The situation becomes even more challenging because taxes are rising at a time of increasing volatility. Since the crash of 2008, wild swings in the market have become the norm, and show no signs of abating. As we’ve seen in recent months, uncertainty in Washington sends Wall Street into a tailspin weekly, if not daily.
In a study by Cogent Research, 70 percent of Registered Investment Advisors (RIAs) surveyed say ongoing volatility is a top concern for their clients1. For many, the solution is using more liquid alternatives and tactical management. In a survey conducted by Jefferson National, 68 percent of advisors indicated they have already increased their use of alternative investments, and most expect to continue increasing their allocation to alternatives over the next five years, as they anticipate ongoing volatility2.
While liquid alternatives and tactical management have proven effective for managing volatility and optimizing risk-adjusted performance, one of the biggest obstacles to using them is that they tend to be highly tax-inefficient. So it comes as no surprise then that a new survey of RIAs and fee-based advisors released by Jefferson National last month found that 85 percent say a low-cost tax-deferred investing solution would be beneficial to clients in a time of rising taxes—and in a time of ongoing volatility.
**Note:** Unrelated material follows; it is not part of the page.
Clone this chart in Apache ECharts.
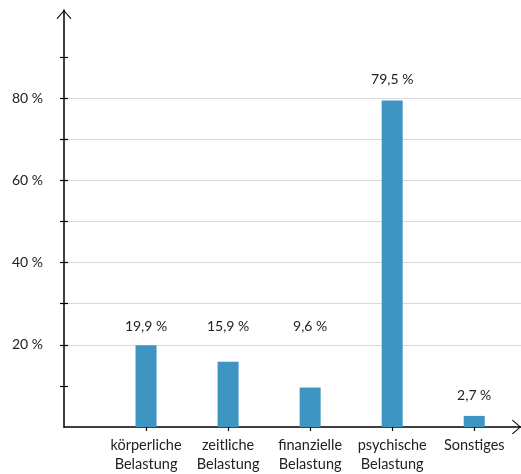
<!DOCTYPE html>
<html>
<head>
<meta charset="utf-8">
<script src="https://cdn.jsdelivr.net/npm/echarts@6/dist/echarts.min.js"></script>
<style>
  html, body { margin: 0; padding: 0; background: #fff; }
  #chart { width: 521px; height: 474px; }
</style>
</head>
<body>
<div id="chart"></div>
<script>
// Categories along the x axis (positions 1..5; position 0 stays empty)
const categories = [
  'körperliche\nBelastung',
  'zeitliche\nBelastung',
  'finanzielle\nBelastung',
  'psychische\nBelastung',
  'Sonstiges'
];
// Share of answers in percent
const values = [19.9, 15.9, 9.6, 79.5, 2.7];
// Height (in percent units) at which each value caption is set
const captionLevels = [24.4, 24.4, 24.4, 84.5, 7.7];
// Labelled y ticks and all y tick marks
const yLabelTicks = [20, 40, 60, 80];
const yTicks = [10, 20, 30, 40, 50, 60, 70, 80, 90];
const xTicks = [1, 2, 3, 4, 5];

const FONT = 'Lato, "Open Sans", sans-serif';
const TEXT = '#222222';
const BAR = '#3e95c1';

// open arrow head drawn at the end of both axes
const chevron = 'path://M0,9 L8,0 L16,9 L15.1,9.8 L8,1.5 L0.9,9.8 Z';

function fmtPct(v) {
  return String(v).replace('.', ',') + ' %';
}

const chart = echarts.init(document.getElementById('chart'), null, { renderer: 'canvas' });

const X_MAX = 5.57;
const Y_MAX = 101.5;

chart.setOption({
  animation: false,
  backgroundColor: '#fff',
  grid: { left: 64, right: -2, top: 10, bottom: 46, containLabel: false },
  xAxis: [
    {
      type: 'value', min: 0, max: X_MAX, interval: 1,
      axisLine: { show: true, lineStyle: { color: '#000', width: 1.5 },
        symbol: ['none', chevron], symbolSize: [16, 9], symbolOffset: [0, -4.5] },
      axisTick: { show: true, customValues: xTicks, length: 4, lineStyle: { color: '#000', width: 1.2 } },
      axisLabel: {
        customValues: xTicks, margin: 9,
        formatter: v => categories[v - 1] || '',
        fontFamily: FONT, fontSize: 14.5, color: TEXT, lineHeight: 19
      },
      splitLine: { show: false }
    },
    {
      type: 'value', min: 0, max: X_MAX, interval: 1, position: 'bottom', offset: 0,
      axisLine: { show: false },
      axisTick: { show: true, inside: true, customValues: xTicks, length: 4, lineStyle: { color: '#000', width: 1.2 } },
      axisLabel: { show: false },
      splitLine: { show: false }
    }
  ],
  yAxis: [
    {
      type: 'value', min: 0, max: Y_MAX, interval: 10,
      axisLine: { show: true, lineStyle: { color: '#000', width: 1.5 },
        symbol: ['none', chevron], symbolSize: [16, 9], symbolOffset: [0, -4.5] },
      axisTick: { show: true, customValues: yTicks, length: 4, lineStyle: { color: '#000', width: 1.2 } },
      axisLabel: {
        customValues: yLabelTicks, margin: 21,
        formatter: v => v + ' %',
        fontFamily: FONT, fontSize: 14, color: TEXT
      },
      splitLine: { show: true, showMinLine: false, showMaxLine: false, lineStyle: { color: '#d9d9d9', width: 1 } }
    },
    {
      type: 'value', min: 0, max: Y_MAX, interval: 10, position: 'left', offset: 0,
      axisLine: { show: false },
      axisTick: { show: true, inside: true, customValues: yTicks, length: 4, lineStyle: { color: '#000', width: 1.2 } },
      axisLabel: { show: false },
      splitLine: { show: false }
    }
  ],
  series: [
    {
      type: 'bar',
      xAxisIndex: 0, yAxisIndex: 0,
      barWidth: 21,
      itemStyle: { color: BAR },
      data: values.map((v, i) => [i + 1, v]),
      z: 1
    },
    {
      type: 'scatter',
      xAxisIndex: 0, yAxisIndex: 0,
      symbolSize: 0,
      silent: true,
      itemStyle: { opacity: 1 },
      data: captionLevels.map((lv, i) => [i + 1, lv]),
      label: {
        show: true, position: 'inside', opacity: 1,
        formatter: p => fmtPct(values[p.dataIndex]),
        fontFamily: FONT, fontSize: 14, color: TEXT
      }
    }
  ]
});
</script>
</body>
</html>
After-tax return—or what’s left in an investor’s pocket at the end of the day—is the true yardstick to measure performance. For many, optimizing after-tax returns begins by consulting with an advisor to discuss the concept of “asset location,” a strategy to determine which assets in the portfolio should be located in taxable vehicles and what portion should be tax-deferred.
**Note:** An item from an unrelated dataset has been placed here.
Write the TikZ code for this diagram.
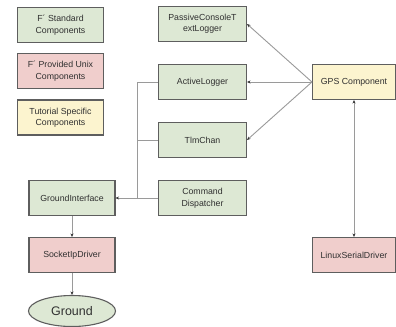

In an environment where taxes are rising and every basis point of yield matters, it’s important to pay close attention to the tax-efficiency of investments. Certain asset classes and strategies are tax-inefficient because they generate short term capital gains or ordinary income, which are taxed at higher rates. These include any actively managed funds or strategies, as well as most liquid alternatives, taxable bond funds, commodities and many other non-correlated assets. Typically, it’s best to “locate” these tax-inefficient investments inside a tax-deferred vehicle3, provided you don’t run into high fees, low contribution limits or limited fund selection.
The first step in an asset location strategy is to maximize contributions to qualified plans such as an IRA or 401(k). Investors not only postpone paying taxes on the money they contribute, they also postpone paying taxes on investment gains to make the most of tax-deferred growth. It’s especially important to maximize 401(k) contributions when employer matching is available—in essence, that’s found money.
No-load VA is a one solution
For aggressive savers and high-net-worth investors who can easily max out the low contribution limits of qualified plans, a low-cost, no-load variable annuity (VA) is an important option—one that is often overlooked. But in recent years, a new breed of VAs have been designed exclusively for tax-deferred investing—with low fees, greater transparency and more fund choices, while stripping away commission and complex insurance components.
Research shows that small investors often look at the return on an investment, but overlook how taxes can erode those returns. Morningstar estimates that over the 74-year period ending in 2010, investors who did not manage investments in a tax-sensitive manner gave up between 100 and 200 basis points of their annual returns to taxes. This is another reason why tax deferral is so relevant today. A low cost tax-deferred investing solution can help investors manage the impact of taxes to increase returns—without increasing risk.